• [MATERIAL]
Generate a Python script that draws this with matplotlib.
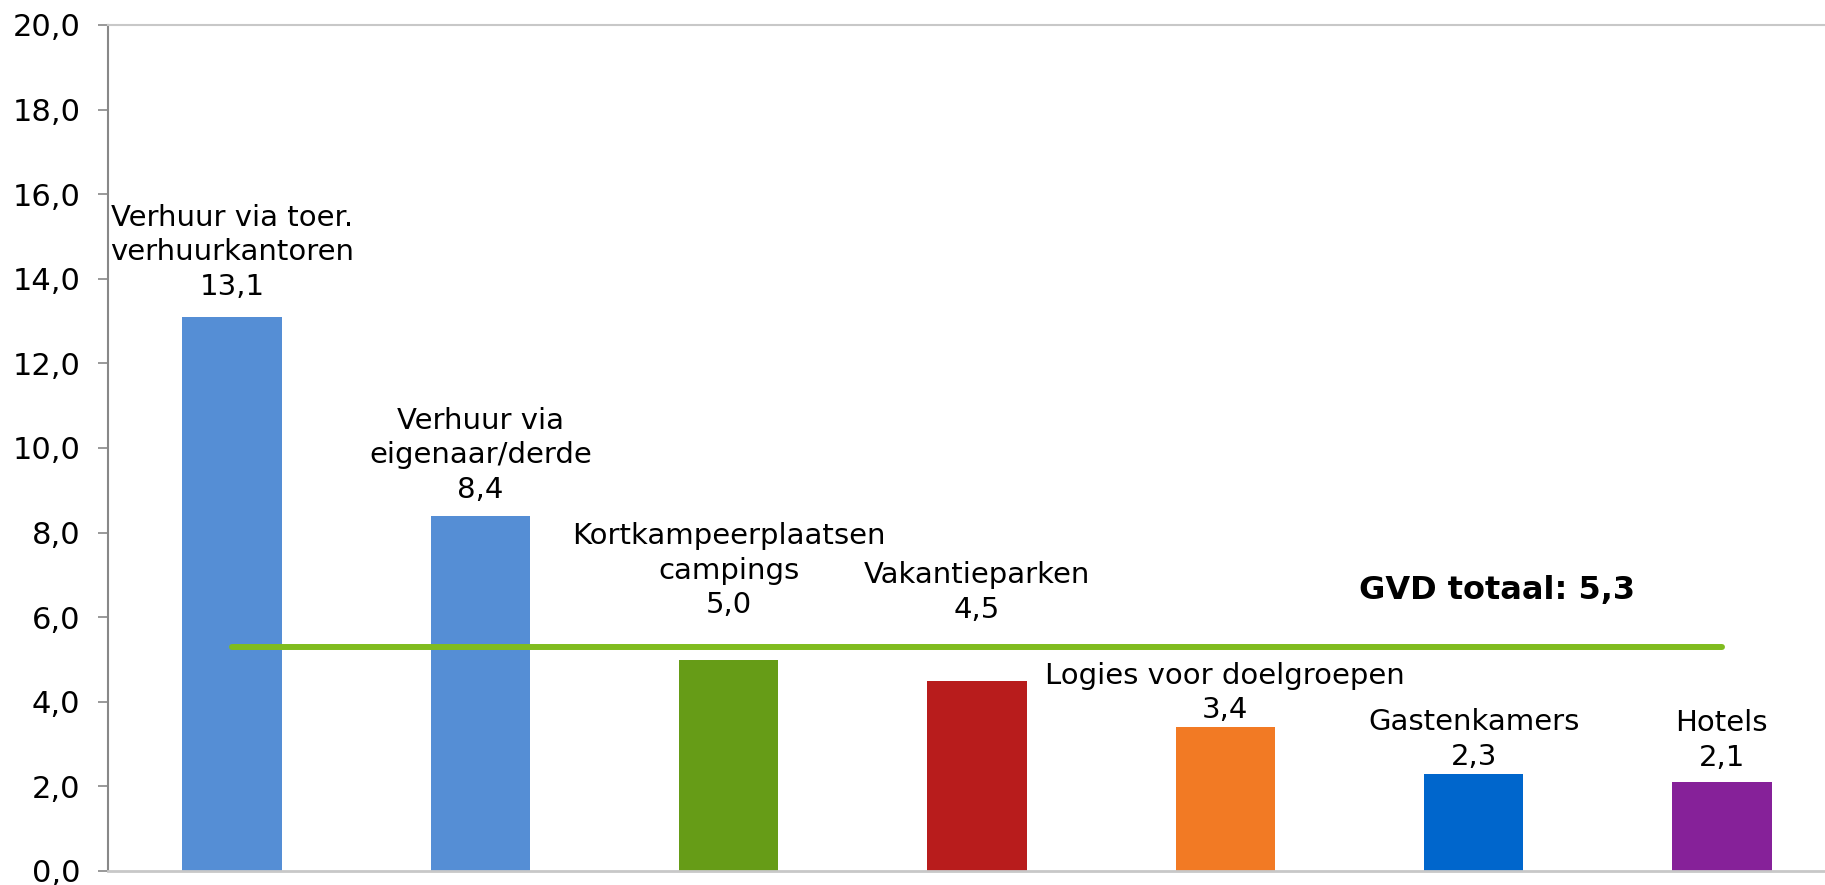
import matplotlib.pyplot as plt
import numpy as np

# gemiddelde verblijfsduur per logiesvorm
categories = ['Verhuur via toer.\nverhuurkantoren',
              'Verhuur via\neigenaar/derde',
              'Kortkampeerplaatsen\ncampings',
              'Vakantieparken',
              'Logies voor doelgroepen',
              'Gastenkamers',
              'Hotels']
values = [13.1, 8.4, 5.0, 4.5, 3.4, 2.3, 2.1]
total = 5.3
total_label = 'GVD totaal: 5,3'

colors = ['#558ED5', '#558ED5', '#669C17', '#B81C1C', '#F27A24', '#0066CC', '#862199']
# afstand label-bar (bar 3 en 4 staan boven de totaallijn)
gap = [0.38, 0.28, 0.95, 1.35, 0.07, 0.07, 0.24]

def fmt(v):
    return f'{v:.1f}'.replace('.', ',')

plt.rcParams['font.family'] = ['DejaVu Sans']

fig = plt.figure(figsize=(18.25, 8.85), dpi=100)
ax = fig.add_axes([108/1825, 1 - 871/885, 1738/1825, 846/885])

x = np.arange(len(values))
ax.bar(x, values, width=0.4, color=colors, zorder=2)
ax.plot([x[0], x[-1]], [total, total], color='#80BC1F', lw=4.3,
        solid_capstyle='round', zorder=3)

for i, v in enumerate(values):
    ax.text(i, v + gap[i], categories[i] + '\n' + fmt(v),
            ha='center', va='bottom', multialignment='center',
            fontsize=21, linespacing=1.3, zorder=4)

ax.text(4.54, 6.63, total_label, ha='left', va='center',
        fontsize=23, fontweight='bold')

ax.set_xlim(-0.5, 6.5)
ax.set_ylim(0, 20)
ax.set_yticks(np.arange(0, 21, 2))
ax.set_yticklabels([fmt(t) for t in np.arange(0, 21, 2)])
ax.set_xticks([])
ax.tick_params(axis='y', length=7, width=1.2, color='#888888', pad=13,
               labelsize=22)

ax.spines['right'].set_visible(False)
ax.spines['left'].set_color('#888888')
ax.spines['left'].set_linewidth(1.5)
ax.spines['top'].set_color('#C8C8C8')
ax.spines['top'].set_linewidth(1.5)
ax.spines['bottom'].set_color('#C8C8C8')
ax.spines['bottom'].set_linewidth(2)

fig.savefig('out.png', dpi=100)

• [WHAT YOU WILL DO]
Leave the pictures out and reproduce exactly the lines from the top of the listing above through the line with "total_label = 'GVD totaal: 5,3'".

• [CORRECT RESULT]
Generate a Python script that draws this with matplotlib.
import matplotlib.pyplot as plt
import numpy as np

# gemiddelde verblijfsduur per logiesvorm
categories = ['Verhuur via toer.\nverhuurkantoren',
              'Verhuur via\neigenaar/derde',
              'Kortkampeerplaatsen\ncampings',
              'Vakantieparken',
              'Logies voor doelgroepen',
              'Gastenkamers',
              'Hotels']
values = [13.1, 8.4, 5.0, 4.5, 3.4, 2.3, 2.1]
total = 5.3
total_label = 'GVD totaal: 5,3'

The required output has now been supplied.